Vladimir barked at him. ‘We can’t stop now.’
‘I take full responsibility for my actions but give me a couple of minutes, there’s someone out there I know.’
‘What – here? You mad? You’ll get sniped.’
For a moment Valentin hesitated; Vladimir was right, it’d be a stupidly risky thing to do. ‘I’ll take that chance.’
‘You’re fucking mad.’
‘Please. One minute.’
With a sigh, Vladimir ordered Petrov to stop.

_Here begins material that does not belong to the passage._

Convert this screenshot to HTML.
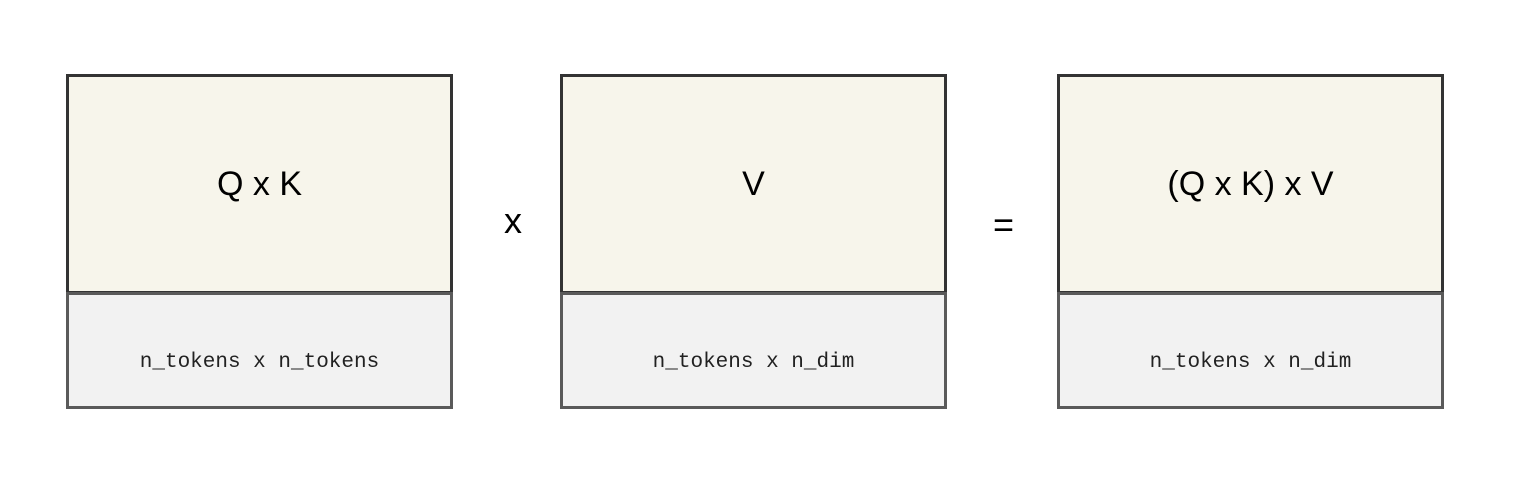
<!DOCTYPE html>
<html><head><style>
body{margin:0;width:1518px;height:486px;background:#fff;position:relative;overflow:hidden}
.t{position:absolute;box-sizing:border-box;width:387px;height:220px;background:#f7f5eb;border:3px solid #333;display:flex;align-items:center;justify-content:center;font:34px "Liberation Sans",sans-serif;color:#000}
.b{position:absolute;box-sizing:border-box;width:387px;height:117px;background:#f2f2f2;border:3px solid #5a5a5a;display:flex;align-items:center;justify-content:center;font:21px "Liberation Mono","DejaVu Sans Mono",monospace;color:#222;padding-top:24px}
.op{position:absolute;font:36px "Liberation Sans",sans-serif;color:#000}
</style></head><body>
<div class="t" style="left:66px;top:74px">Q x K</div>
<div class="b" style="left:66px;top:292px">n_tokens x n_tokens</div>
<div class="op" style="left:504px;top:200px">x</div>
<div class="t" style="left:560px;top:74px">V</div>
<div class="b" style="left:560px;top:292px">n_tokens x n_dim</div>
<div class="op" style="left:993px;top:204px">=</div>
<div class="t" style="left:1057px;top:74px">(Q x K) x V</div>
<div class="b" style="left:1057px;top:292px">n_tokens x n_dim</div>
</body></html>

Valentin unbolted the hatch as the tank slowed down. The cold, fresh air hit him. He could still see her, no more than a hundred yards away. He shouted, ‘Eva,’ but knew she’d never hear him over the cacophony of noise coming from all around. Half expecting each moment to be his last, he jumped down from the tank and ran steadily towards her. Flashes of Budapest ’49 skimmed across his mind; a left-footed shot, a goal, a café, an old man with a walrus moustache, a bedroom, the longing eyes of a woman he knew he’d love forever. ‘Eva, Eva!’ Still, she didn’t hear.
He could almost touch her. ‘Eva,’ he shouted again. ‘Eva, it’s me, Valentin. Valentin Ivanov, Eva.’